Crucially, the drone and the goggles are synchronized to hop together. This dance happens so fast that the video feed appears uninterrupted to the human eye. Furthermore, the system employs intelligent packet retransmission. If a packet of video data is lost to interference, the system’s algorithms can predict the missing information based on previous frames or request an urgent re-send, prioritizing the center of the image (where the pilot is looking) over the periphery. This ensures that even when the signal is weak, the pilot retains the critical visual data needed to fly the aircraft home.
The Sensor Fusion of Motion Control
Traditional flight requires the pilot to translate their intention (go left) into a mechanical abstraction (move the left stick left). The RC Motion 2 controller removes this layer of translation using an Inertial Measurement Unit (IMU). The IMU contains microscopic accelerometers and gyroscopes etched into silicon. These sensors detect the force of gravity and the rate of rotation on three axes.

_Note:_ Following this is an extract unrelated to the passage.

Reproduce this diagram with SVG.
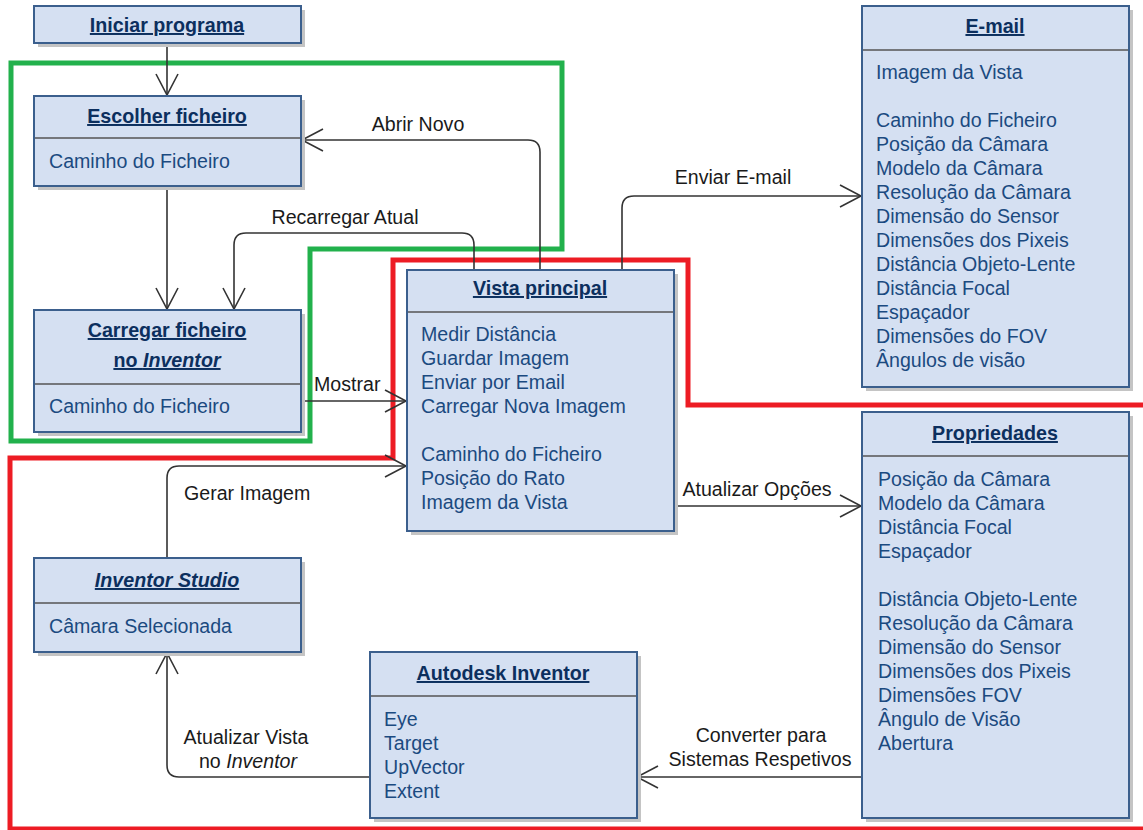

When you tilt your hand, the IMU measures the precise angle of the tilt relative to the gravity vector. An onboard processor fuses this data with the inputs from the throttle trigger. It then runs a complex kinematic model that translates “wrist tilt” into “drone roll and yaw.” The result is a control loop that feels telepathic. The drone becomes an extension of the hand, obeying the pilot’s proprioception—the body’s innate sense of its own position in space. This lowers the cognitive load of flight, allowing the pilot to focus entirely on the visual experience provided by the Micro-OLED screens, completing the illusion of true, unencumbered flight.